On Mon, 7 Jul 2008 02:57:25 -0700 (PDT), fero
Go"del is a declarative, general-purpose programming language in the family of logic programming languages. It is a strongly typed language, the type system being based on many-sorted logic with parametric polymorphism. It has a module system. Go"del supports infinite precision integers, infinite precision rationals, and also floating-point numbers. It can solve constraints over finite domains of integers and also linear rational constraints. It supports processing of finite sets. It also has a flexible computation rule and a pruning operator which generalises the commit of the concurrent logic programming languages.
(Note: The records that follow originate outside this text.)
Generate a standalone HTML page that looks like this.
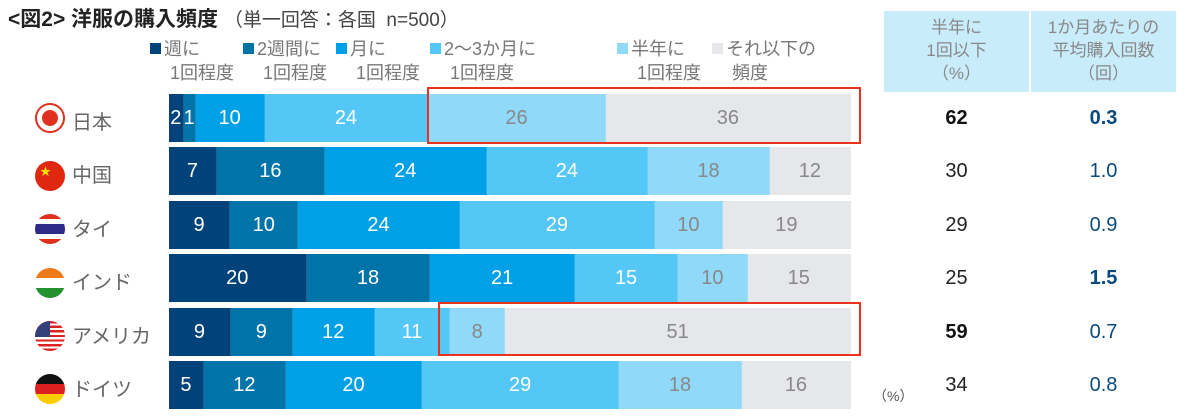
<!DOCTYPE html><html><head><meta charset="utf-8"><style>
body{margin:0;width:1200px;height:418px;background:#fff;position:relative;overflow:hidden;font-family:"Liberation Sans","Noto Sans CJK JP",sans-serif;}
.a{position:absolute;}
.t{left:8px;top:3px;font-size:21px;font-weight:bold;color:#222;}
.t span{font-weight:normal;font-size:19px;color:#444}
.lg{top:37px;font-size:18px;color:#777;line-height:24px}
.lg i{display:inline-block;width:11px;height:11px;margin-right:3px;vertical-align:1px}
.bar{left:169px;width:682px;height:48px;display:flex;font-size:20px;}
.bar div{display:flex;align-items:center;justify-content:center;color:#fff;border-right:1px solid rgba(255,255,255,.15);overflow:visible;white-space:nowrap}
.c1{background:#00427a}.c2{background:#0073a8}.c3{background:#00a0e6}.c4{background:#55c7f7}.c5{background:#90d9f9;color:#888!important}.c6{background:#e6e7eb;color:#888!important}
.hd{top:11px;height:81px;background:#c9ecfb;color:#888;font-size:17px;text-align:center;line-height:23px;padding-top:5px;box-sizing:border-box}
.cn{left:72px;font-size:20px;color:#666}
.fl{left:35px;width:30px;height:30px;border-radius:50%;overflow:hidden}
.v{font-size:20px;text-align:center;width:145px}
.box{border:2px solid #e8321e;box-sizing:border-box}
</style></head><body>
<div class="a t">&lt;図2&gt; 洋服の購入頻度 <span>（単一回答：各国&nbsp; n=500）</span></div>
<div class="a lg" style="left:150px"><i class="c1"></i>週に<br>&nbsp;&nbsp;&nbsp;&nbsp;1回程度</div>
<div class="a lg" style="left:243px"><i class="c2"></i>2週間に<br>&nbsp;&nbsp;&nbsp;&nbsp;1回程度</div>
<div class="a lg" style="left:336px"><i class="c3"></i>月に<br>&nbsp;&nbsp;&nbsp;&nbsp;1回程度</div>
<div class="a lg" style="left:430px"><i class="c4"></i>2～3か月に<br>&nbsp;&nbsp;&nbsp;&nbsp;1回程度</div>
<div class="a lg" style="left:617px"><i class="c5"></i>半年に<br>&nbsp;&nbsp;&nbsp;&nbsp;1回程度</div>
<div class="a lg" style="left:712px"><i class="c6"></i>それ以下の<br>&nbsp;&nbsp;&nbsp;&nbsp;頻度</div>
<div class="a hd" style="left:884px;width:145px">半年に<br>1回以下<br>（%）</div>
<div class="a hd" style="left:1031px;width:145px">1か月あたりの<br>平均購入回数<br>（回）</div>

<div class="a bar" style="top:94px"><div class="c1" style="flex:2">2</div><div class="c2" style="flex:1">1</div><div class="c3" style="flex:10">10</div><div class="c4" style="flex:24">24</div><div class="c5" style="flex:26">26</div><div class="c6" style="flex:36">36</div></div>
<div class="a bar" style="top:147px"><div class="c1" style="flex:7">7</div><div class="c2" style="flex:16">16</div><div class="c3" style="flex:24">24</div><div class="c4" style="flex:24">24</div><div class="c5" style="flex:18">18</div><div class="c6" style="flex:12">12</div></div>
<div class="a bar" style="top:201px"><div class="c1" style="flex:9">9</div><div class="c2" style="flex:10">10</div><div class="c3" style="flex:24">24</div><div class="c4" style="flex:29">29</div><div class="c5" style="flex:10">10</div><div class="c6" style="flex:19">19</div></div>
<div class="a bar" style="top:254px"><div class="c1" style="flex:20">20</div><div class="c2" style="flex:18">18</div><div class="c3" style="flex:21">21</div><div class="c4" style="flex:15">15</div><div class="c5" style="flex:10">10</div><div class="c6" style="flex:15">15</div></div>
<div class="a bar" style="top:308px"><div class="c1" style="flex:9">9</div><div class="c2" style="flex:9">9</div><div class="c3" style="flex:12">12</div><div class="c4" style="flex:11">11</div><div class="c5" style="flex:8">8</div><div class="c6" style="flex:51">51</div></div>
<div class="a bar" style="top:361px"><div class="c1" style="flex:5">5</div><div class="c2" style="flex:12">12</div><div class="c3" style="flex:20">20</div><div class="c4" style="flex:29">29</div><div class="c5" style="flex:18">18</div><div class="c6" style="flex:16">16</div></div>

<div class="a box" style="left:427px;top:87px;width:434px;height:57px"></div>
<div class="a box" style="left:438px;top:302px;width:423px;height:54px"></div>

<div class="a fl" style="top:103px;background:#fff;border:2px solid #e0301e;width:26px;height:26px"><div class="a" style="left:5px;top:5px;width:16px;height:16px;border-radius:50%;background:#e0301e"></div></div>
<div class="a fl" style="top:161px;background:#de2910"><span class="a" style="left:5px;top:2px;color:#ffde00;font-size:11px">★</span></div>
<div class="a fl" style="top:214px;background:linear-gradient(#e0301e 0 17%,#fff 17% 33%,#2d2a8a 33% 67%,#fff 67% 83%,#e0301e 83%)"></div>
<div class="a fl" style="top:268px;background:linear-gradient(#ee7a1b 0 33%,#fff 33% 67%,#23912e 67%)"></div>
<div class="a fl" style="top:321px;background:repeating-linear-gradient(#d22 0 2.3px,#fff 2.3px 4.6px)"><div class="a" style="left:0;top:0;width:15px;height:16px;background:#33407a"></div></div>
<div class="a fl" style="top:374px;background:linear-gradient(#111 0 33%,#dd1f1f 33% 67%,#fc0 67%)"></div>

<div class="a cn" style="top:106px">日本</div>
<div class="a cn" style="top:159px">中国</div>
<div class="a cn" style="top:213px">タイ</div>
<div class="a cn" style="top:266px">インド</div>
<div class="a cn" style="top:320px">アメリカ</div>
<div class="a cn" style="top:373px">ドイツ</div>

<div class="a v" style="left:884px;top:107px;font-weight:bold;color:#111">62</div>
<div class="a v" style="left:884px;top:160px;color:#222">30</div>
<div class="a v" style="left:884px;top:214px;color:#222">29</div>
<div class="a v" style="left:884px;top:267px;color:#222">25</div>
<div class="a v" style="left:884px;top:321px;font-weight:bold;color:#111">59</div>
<div class="a v" style="left:884px;top:374px;color:#222">34</div>
<div class="a v" style="left:1031px;top:107px;font-weight:bold;color:#0b4a7e">0.3</div>
<div class="a v" style="left:1031px;top:160px;color:#0b4a7e">1.0</div>
<div class="a v" style="left:1031px;top:214px;color:#0b4a7e">0.9</div>
<div class="a v" style="left:1031px;top:267px;font-weight:bold;color:#0b4a7e">1.5</div>
<div class="a v" style="left:1031px;top:321px;color:#0b4a7e">0.7</div>
<div class="a v" style="left:1031px;top:374px;color:#0b4a7e">0.8</div>
<div class="a" style="left:873px;top:386px;font-size:14px;color:#555">（%）</div>
</body></html>
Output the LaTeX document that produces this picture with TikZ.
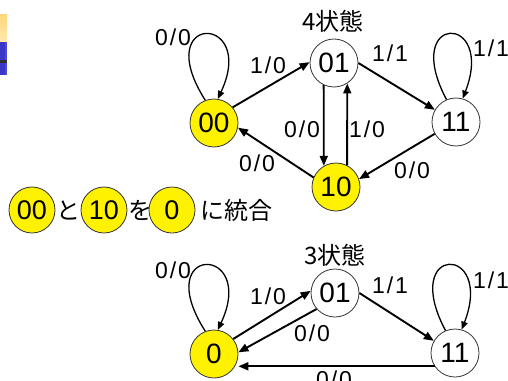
\documentclass[tikz,border=0pt]{standalone}
\usepackage{fontspec}
\setmainfont{Liberation Sans}
\newfontfamily\cjk{Noto Sans CJK JP}
\usetikzlibrary{arrows.meta}
\definecolor{imgtop}{HTML}{FFD67A}
\definecolor{imgbot}{HTML}{FFE9B0}
\definecolor{imgblue}{HTML}{3B35C8}
\definecolor{imgblue2}{HTML}{4C4AD2}
\definecolor{imgdark}{HTML}{303030}
\newcommand\slab[2]{#1\kern2pt/\kern2pt#2}
\begin{document}
\begin{tikzpicture}[x=1pt,y=-1pt,
  st/.style={circle,draw=black!80,line width=0.8pt,minimum size=48pt,inner sep=0pt,font=\fontsize{28}{28}\selectfont},
  yst/.style={st,fill=yellow},
  mst/.style={circle,draw=black!80,line width=0.8pt,fill=yellow,minimum size=46pt,inner sep=0pt,font=\fontsize{27}{27}\selectfont},
  arr/.style={line width=1.9pt,-{Triangle[length=10pt,width=8pt]}},
  lp/.style={line width=1.3pt,-{Triangle[length=8pt,width=6.5pt]}},
  lbl/.style={font=\fontsize{23}{23}\selectfont,inner sep=0pt},
  ttl/.style={font=\cjk\fontsize{24}{24}\selectfont,inner sep=0pt},
  jt/.style={font=\cjk\fontsize{24}{24}\selectfont,inner sep=0pt}
]
\useasboundingbox (0,0) rectangle (508,380);
% partial picture at top left
\shade[top color=imgtop,bottom color=imgbot] (0,14) rectangle (7,42);
\fill[imgblue] (0,42) rectangle (7,75);
\fill[imgblue2] (5,42) rectangle (7,75);
\fill[imgdark] (0,60) rectangle (7,63);

% ---- 4 states ----
\node[ttl] (t4) at (333,21) {4状態};
\node[yst] (a00) at (214,123) {00};
\node[st]  (a01) at (334,63) {01};
\node[st]  (a11) at (456,122) {11};
\node[yst] (a10) at (336,187) {10};

\draw[lp] (a00.111) .. controls +(-56,-88) and +(40,-86) .. (a00.81);
\draw[lp] (a11.113) .. controls +(-46,-87) and +(33,-86) .. (a11.74);
\draw[arr] (a00.40) -- (a01.178);
\draw[arr] (a01.0) -- (a11.150);
\draw[arr] (a01.245) -- (a10.120);
\draw[arr] (a10.63) -- (a01.303);
\draw[arr] (a11.209) -- (a10.19);
\draw[arr] (a10.157) -- (a00.-11);

\node[lbl] (l1) at (173,37) {\slab00};
\node[lbl] (l2) at (268,65) {\slab10};
\node[lbl] (l3) at (390,53) {\slab11};
\node[lbl] (l4) at (491,48) {\slab11};
\node[lbl] (l5) at (302,129) {\slab00};
\node[lbl] (l6) at (367,129) {\slab10};
\node[lbl] (l7) at (412,170) {\slab00};
\node[lbl] (l8) at (257,163) {\slab00};

% ---- merge line ----
\node[mst] (m00) at (32,210) {00};
\node[jt]  (mto) at (68,210) {と};
\node[mst] (m10) at (104,210) {10};
\node[jt]  (mwo) at (140,210) {を};
\node[mst] (m0)  at (172,210) {0};
\node[jt]  (mni) at (236,210) {に統合};

% ---- 3 states ----
\node[ttl] (t3) at (335,255) {3状態};
\node[yst] (b0)  at (214,354) {0};
\node[st]  (b01) at (335,293) {01};
\node[st]  (b11) at (455,353) {11};

\draw[lp] (b0.111) .. controls +(-56,-88) and +(40,-86) .. (b0.81);
\draw[lp] (b11.113) .. controls +(-46,-87) and +(33,-86) .. (b11.74);
\draw[arr] (b0.38) -- (b01.175);
\draw[arr] (b01.221) -- (b0.4);
\draw[arr] (b01.0) -- (b11.150);
\draw[arr] (b11.213) -- (b11.213 -| b0.east);

\node[lbl] (k1) at (173,270) {\slab00};
\node[lbl] (k2) at (268,296) {\slab10};
\node[lbl] (k3) at (312,333) {\slab00};
\node[lbl] (k4) at (390,285) {\slab11};
\node[lbl] (k5) at (491,280) {\slab11};
\node[lbl] (k6) at (334,379) {\slab00};
\end{tikzpicture}
\end{document}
Considerable emphasis is placed on Go"del's meta- logical facilities which provide significant support for meta-programs that do analysis, transformation, compilation, verification, debugging, and so on.
-- Benjamin L. Russell
Hi I have read in one tutorial (I can't find it again, but it was probably either one on ibm, gentle introduction or yaht), that it is possible to define relationships between free variables and the same program can be used to calculate either first variable when second is set or second when first is set. I have understood this as if I set first free variable, run program and write name of second variable and I get result, and vice versa. I don't know if I understood it well. It looks really interesting but I can't figure out how to do it. Is this really possible? (I doubt.) If yes show example please.